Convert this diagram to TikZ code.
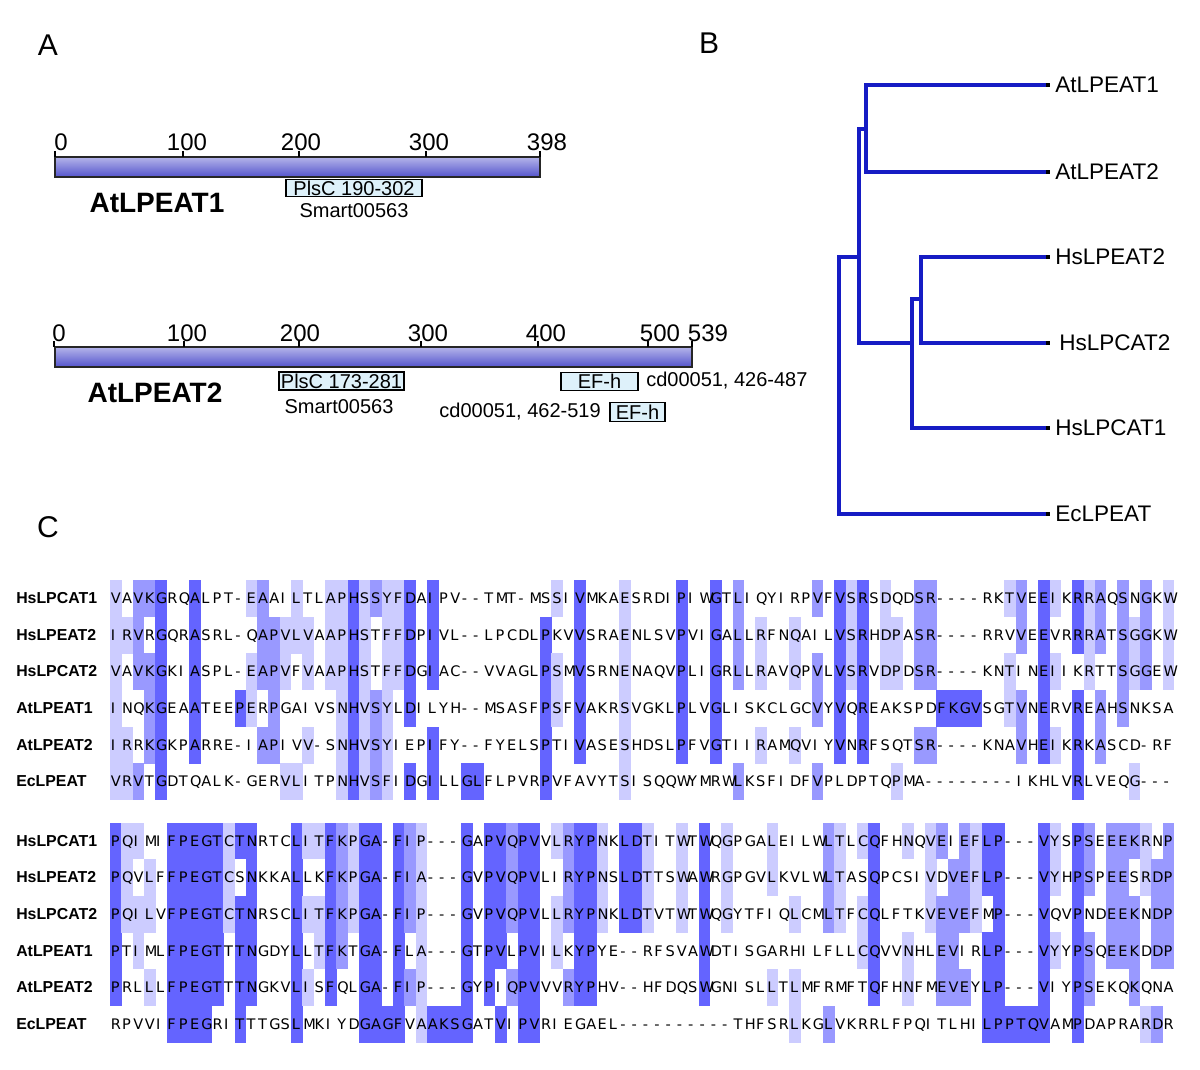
\documentclass[tikz,border=0pt]{standalone}
\usepackage{fontspec}
\setmainfont{Liberation Sans}
\newfontfamily\alnfont{DejaVu Sans}
\definecolor{pidhi}{RGB}{100,100,255}
\definecolor{pidmd}{RGB}{153,153,255}
\definecolor{pidlo}{RGB}{204,204,255}
\definecolor{treeblue}{RGB}{22,28,196}
\definecolor{domfill}{RGB}{222,241,250}
\definecolor{bartop}{RGB}{180,180,234}
\definecolor{barmid}{RGB}{234,234,253}
\definecolor{barbot}{RGB}{84,84,204}

\newcommand\alncell[3]{\fill[fill=#3] (#1,#2) rectangle ++(11.62,36.95);}

\ExplSyntaxOn
\cs_generate_variant:Nn \str_item:Nn { c }
\cs_generate_variant:Nn \str_set:Nn { c }
\cs_generate_variant:Nn \str_map_function:NN { c }
\int_step_inline:nn {6} { \str_new:c { l_aln_s #1 _str } }
\int_new:N \l_aln_i_int
\int_new:N \l_aln_j_int
\int_new:N \l_aln_k_int
\int_new:N \l_aln_ng_int
\int_new:N \l_aln_max_int
\int_new:N \l_aln_cnt_int
\tl_new:N \l_aln_a_tl
\tl_new:N \l_aln_b_tl
\tl_new:N \l_aln_col_tl
\tl_new:N \l_aln_gap_tl
\tl_set:Nn \l_aln_gap_tl {-}
\fp_new:N \l_aln_top_fp

\cs_new_protected:Npn \aln_get:NN #1#2
  { \tl_set:Nx #2 { \str_item:cn { l_aln_s \int_use:N #1 _str } { \int_use:N \l_aln_j_int } } }

\cs_new_protected:Npn \aln_count:
  {
    \int_zero:N \l_aln_cnt_int
    \int_set:Nn \l_aln_k_int {1}
    \int_do_while:nNnn { \l_aln_k_int } < {7}
      {
        \aln_get:NN \l_aln_k_int \l_aln_b_tl
        \tl_if_eq:NNT \l_aln_a_tl \l_aln_b_tl { \int_incr:N \l_aln_cnt_int }
        \int_incr:N \l_aln_k_int
      }
  }

\cs_new_protected:Npn \aln_column:
  {
    \int_zero:N \l_aln_ng_int
    \int_zero:N \l_aln_max_int
    \int_set:Nn \l_aln_i_int {1}
    \int_do_while:nNnn { \l_aln_i_int } < {7}
      {
        \aln_get:NN \l_aln_i_int \l_aln_a_tl
        \tl_if_eq:NNF \l_aln_a_tl \l_aln_gap_tl
          {
            \int_incr:N \l_aln_ng_int
            \aln_count:
            \int_compare:nNnT { \l_aln_cnt_int } > { \l_aln_max_int }
              { \int_set_eq:NN \l_aln_max_int \l_aln_cnt_int }
          }
        \int_incr:N \l_aln_i_int
      }
    \tl_clear:N \l_aln_col_tl
    \int_compare:nNnT { \l_aln_ng_int } > { 0 }
      {
        \int_compare:nNnTF { 100 * \l_aln_max_int } > { 80 * \l_aln_ng_int }
          { \tl_set:Nn \l_aln_col_tl { pidhi } }
          {
            \int_compare:nNnTF { 100 * \l_aln_max_int } > { 60 * \l_aln_ng_int }
              { \tl_set:Nn \l_aln_col_tl { pidmd } }
              {
                \int_compare:nNnT { 100 * \l_aln_max_int } > { 40 * \l_aln_ng_int }
                  { \tl_set:Nn \l_aln_col_tl { pidlo } }
              }
          }
      }
    \tl_if_empty:NF \l_aln_col_tl
      {
        \int_set:Nn \l_aln_i_int {1}
        \int_do_while:nNnn { \l_aln_i_int } < {7}
          {
            \aln_get:NN \l_aln_i_int \l_aln_a_tl
            \tl_if_eq:NNF \l_aln_a_tl \l_aln_gap_tl
              {
                \aln_count:
                \int_compare:nNnT { \l_aln_cnt_int } = { \l_aln_max_int }
                  {
                    \use:x
                      {
                        \exp_not:N \alncell
                          { \fp_eval:n { 110 + (\l_aln_j_int - 1) * 11.32 } }
                          { \fp_eval:n { \l_aln_top_fp + (\l_aln_i_int - 1) * 36.65 } }
                          { \l_aln_col_tl }
                      }
                  }
              }
            \int_incr:N \l_aln_i_int
          }
      }
  }

\NewDocumentCommand \alnset { m m m m m m }
  {
    \str_set:cn { l_aln_s1_str } {#1}
    \str_set:cn { l_aln_s2_str } {#2}
    \str_set:cn { l_aln_s3_str } {#3}
    \str_set:cn { l_aln_s4_str } {#4}
    \str_set:cn { l_aln_s5_str } {#5}
    \str_set:cn { l_aln_s6_str } {#6}
  }
\NewDocumentCommand \alnshade { m }
  {
    \fp_set:Nn \l_aln_top_fp {#1}
    \int_set:Nn \l_aln_j_int {1}
    \int_do_while:nNnn { \l_aln_j_int } < {95}
      { \aln_column: \int_incr:N \l_aln_j_int }
  }
\cs_new:Npn \aln_box:n #1 { \makebox [ 8.49pt ] [ l ] {#1} }
\NewDocumentCommand \alnrow { m }
  { \str_map_function:cN { l_aln_s #1 _str } \aln_box:n }
\ExplSyntaxOff

\tikzset{
  panel/.style={font=\fontsize{22.5pt}{26pt}\selectfont, inner sep=0pt},
  rulerlab/.style={font=\fontsize{18pt}{21pt}\selectfont, inner sep=0pt, anchor=base},
  tick/.style={draw=black, line width=0.8pt},
  protbar/.style={draw=black!85, line width=0.8pt, top color=bartop, middle color=barmid, bottom color=barbot},
  protname/.style={font=\bfseries\fontsize{21pt}{24pt}\selectfont, inner sep=0pt},
  dombox/.style={draw=black, line width=0.8pt, fill=domfill, inner sep=0pt,
     text height=10.7pt, text depth=0pt, font=\fontsize{15pt}{18pt}\selectfont},
  domtext/.style={font=\fontsize{15pt}{18pt}\selectfont, inner sep=0pt},
  treeline/.style={draw=treeblue, line width=2.8pt},
  tipsq/.style={fill=black, minimum size=3.6pt, inner sep=0pt},
  leaflab/.style={font=\fontsize{16.9pt}{20pt}\selectfont, inner sep=0pt, anchor=west},
  seqname/.style={font=\bfseries\fontsize{11.9pt}{14pt}\selectfont, inner sep=0pt, anchor=base west},
  seqrow/.style={font=\alnfont\fontsize{10.9pt}{13pt}\selectfont, inner sep=0pt, anchor=base west}
}

\begin{document}
\begin{tikzpicture}[x=0.75pt,y=-0.75pt]
\useasboundingbox (0,0) rectangle (1200,1070);
\fill[white] (0,0) rectangle (1200,1070);

% ---------- panel labels
\node[panel] (labA) at (48,45) {A};
\node[panel] (labB) at (709,43) {B};
\node[panel] (labC) at (48,527) {C};

% ---------- panel A, AtLPEAT1
\node[protbar, minimum width=363.75pt, minimum height=15pt, inner sep=0pt] (bar1) at (297.5,167) {};
\foreach \t/\x/\lx in {0/55/61,100/183/187,200/299/301,300/426/429,398/540/547}{
  \draw[tick] (\x,151) -- (\x,157);
  \node[rulerlab] (ra\t) at (\lx,151) {\t};
}
\node[protname] (nameA1) at (157,203) {AtLPEAT1};
\node[dombox, minimum width=102pt, minimum height=12.75pt] (plsc1) at (354,188) {PlsC 190-302};
\node[domtext] (sm1) at (354,211) {Smart00563};

% ---------- panel A, AtLPEAT2
\node[protbar, minimum width=477.75pt, minimum height=15pt, inner sep=0pt] (bar2) at (373.5,357) {};
\foreach \t/\x/\lx in {0/54/59,100/184/187,200/299/300,300/421/428,400/538/546,500/648/660,539/692/708}{
  \draw[tick] (\x,341) -- (\x,347);
  \node[rulerlab] (rb\t) at (\lx,341) {\t};
}
\node[protname] (nameA2) at (155,393) {AtLPEAT2};
\node[dombox, minimum width=93.75pt, minimum height=13.5pt] (plsc2) at (341.5,381) {PlsC 173-281};
\node[domtext] (sm2) at (339,407) {Smart00563};
\node[dombox, minimum width=57.75pt, minimum height=14pt] (efh1) at (599.5,381.5) {EF-h};
\node[domtext, anchor=west] (cd1) at (646,381) {cd00051, 426-487};
\node[dombox, minimum width=41.25pt, minimum height=14pt] (efh2) at (637.5,412) {EF-h};
\node[domtext, anchor=east] (cd2) at (601,412) {cd00051, 462-519};

% ---------- panel B, tree
\coordinate (tAt1) at (1048,85);
\coordinate (tAt2) at (1048,172);
\coordinate (tH2)  at (1048,257);
\coordinate (tC2)  at (1048,343);
\coordinate (tC1)  at (1048,428);
\coordinate (tEc)  at (1048,514);
\coordinate (nAt)  at (866,129);
\coordinate (nAH)  at (859,257);
\coordinate (nH23) at (921,299);
\coordinate (nHs)  at (912,343);
\coordinate (nRoot) at (839,400);
\draw[treeline] (tAt1) -| (nAt) |- (tAt2);
\draw[treeline] (nAt) -| (nAH) |- (nHs);
\draw[treeline] (tH2) -| (nH23) |- (tC2);
\draw[treeline] (nH23) -| (nHs) |- (tC1);
\draw[treeline] (nAH) -| (nRoot) |- (tEc);
\foreach \n in {tAt1,tAt2,tH2,tC2,tC1,tEc}{ \node[tipsq] (sq\n) at (\n) {}; }
\node[leaflab] (lAt1) at (1055,85) {AtLPEAT1};
\node[leaflab] (lAt2) at (1055,172) {AtLPEAT2};
\node[leaflab] (lH2)  at (1055,257) {HsLPEAT2};
\node[leaflab] (lC2)  at (1059,343) {HsLPCAT2};
\node[leaflab] (lC1)  at (1055,428) {HsLPCAT1};
\node[leaflab] (lEc)  at (1055,514) {EcLPEAT};

% ---------- panel C, block 1
\alnset
 {VAVKGRQALPT-EAAILTLAPHSSYFDAIPV--TMT-MSSIVMKAESRDIPIWGTLIQYIRPVFVSRSDQDSR----RKTVEEIKRRAQSNGKW}
 {IRVRGQRASRL-QAPVLVAAPHSTFFDPIVL--LPCDLPKVVSRAENLSVPVIGALLRFNQAILVSRHDPASR----RRVVEEVRRRATSGGKW}
 {VAVKGKIASPL-EAPVFVAAPHSTFFDGIAC--VVAGLPSMVSRNENAQVPLIGRLLRAVQPVLVSRVDPDSR----KNTINEIIKRTTSGGEW}
 {INQKGEAATEEPERPGAIVSNHVSYLDILYH--MSASFPSFVAKRSVGKLPLVGLISKCLGCVYVQREAKSPDFKGVSGTVNERVREAHSNKSA}
 {IRRKGKPARRE-IAPIVV-SNHVSYIEPIFY--FYELSPTIVASESHDSLPFVGTIIRAMQVIYVNRFSQTSR----KNAVHEIKRKASCD-RF}
 {VRVTGDTQALK-GERVLITPNHVSFIDGILLGLFLPVRPVFAVYTSISQQWYMRWLKSFIDFVPLDPTQPMA--------IKHLVRLVEQG---}
\alnshade{580}
\foreach \i/\nm in {1/HsLPCAT1,2/HsLPEAT2,3/HsLPCAT2,4/AtLPEAT1,5/AtLPEAT2,6/EcLPEAT}{
  \node[seqname] (na\i) at (16,{603.6+(\i-1)*36.65}) {\nm};
  \node[seqrow] (sa\i) at (110.6,{603.6+(\i-1)*36.65}) {\alnrow{\i}};
}

% ---------- panel C, block 2
\alnset
 {PQIMIFPEGTCTNRTCLITFKPGA-FIP---GAPVQPVVLRYPNKLDTITWTWQGPGALEILWLTLCQFHNQVEIEFLP---VYSPSEEEKRNP}
 {PQVLFFPEGTCSNKKALLKFKPGA-FIA---GVPVQPVLIRYPNSLDTTSWAWRGPGVLKVLWLTASQPCSIVDVEFLP---VYHPSPEESRDP}
 {PQILVFPEGTCTNRSCLITFKPGA-FIP---GVPVQPVLLRYPNKLDTVTWTWQGYTFIQLCMLTFCQLFTKVEVEFMP---VQVPNDEEKNDP}
 {PTIMLFPEGTTTNGDYLLTFKTGA-FLA---GTPVLPVILKYPYE--RFSVAWDTISGARHILFLLCQVVNHLEVIRLP---VYYPSQEEKDDP}
 {PRLLLFPEGTTTNGKVLISFQLGA-FIP---GYPIQPVVVRYPHV--HFDQSWGNISLLTLMFRMFTQFHNFMEVEYLP---VIYPSEKQKQNA}
 {RPVVIFPEGRITTTGSLMKIYDGAGFVAAKSGATVIPVRIEGAEL----------THFSRLKGLVKRRLFPQITLHILPPTQVAMPDAPRARDR}
\alnshade{822.5}
\foreach \i/\nm in {1/HsLPCAT1,2/HsLPEAT2,3/HsLPCAT2,4/AtLPEAT1,5/AtLPEAT2,6/EcLPEAT}{
  \node[seqname] (nb\i) at (16,{846.1+(\i-1)*36.65}) {\nm};
  \node[seqrow] (sb\i) at (110.6,{846.1+(\i-1)*36.65}) {\alnrow{\i}};
}
\end{tikzpicture}
\end{document}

▶ _WORK INSTRUCTIONS_:
Write out the lines from the start of the material to the line with "l_aln_s \int_use:N #1", inclusive and exactly. Skip the pictures.

▶ _PROBLEM SOLUTION_:
Convert this diagram to TikZ code.
\documentclass[tikz,border=0pt]{standalone}
\usepackage{fontspec}
\setmainfont{Liberation Sans}
\newfontfamily\alnfont{DejaVu Sans}
\definecolor{pidhi}{RGB}{100,100,255}
\definecolor{pidmd}{RGB}{153,153,255}
\definecolor{pidlo}{RGB}{204,204,255}
\definecolor{treeblue}{RGB}{22,28,196}
\definecolor{domfill}{RGB}{222,241,250}
\definecolor{bartop}{RGB}{180,180,234}
\definecolor{barmid}{RGB}{234,234,253}
\definecolor{barbot}{RGB}{84,84,204}

\newcommand\alncell[3]{\fill[fill=#3] (#1,#2) rectangle ++(11.62,36.95);}

\ExplSyntaxOn
\cs_generate_variant:Nn \str_item:Nn { c }
\cs_generate_variant:Nn \str_set:Nn { c }
\cs_generate_variant:Nn \str_map_function:NN { c }
\int_step_inline:nn {6} { \str_new:c { l_aln_s #1 _str } }
\int_new:N \l_aln_i_int
\int_new:N \l_aln_j_int
\int_new:N \l_aln_k_int
\int_new:N \l_aln_ng_int
\int_new:N \l_aln_max_int
\int_new:N \l_aln_cnt_int
\tl_new:N \l_aln_a_tl
\tl_new:N \l_aln_b_tl
\tl_new:N \l_aln_col_tl
\tl_new:N \l_aln_gap_tl
\tl_set:Nn \l_aln_gap_tl {-}
\fp_new:N \l_aln_top_fp

\cs_new_protected:Npn \aln_get:NN #1#2
  { \tl_set:Nx #2 { \str_item:cn { l_aln_s \int_use:N #1 _str } { \int_use:N \l_aln_j_int } } }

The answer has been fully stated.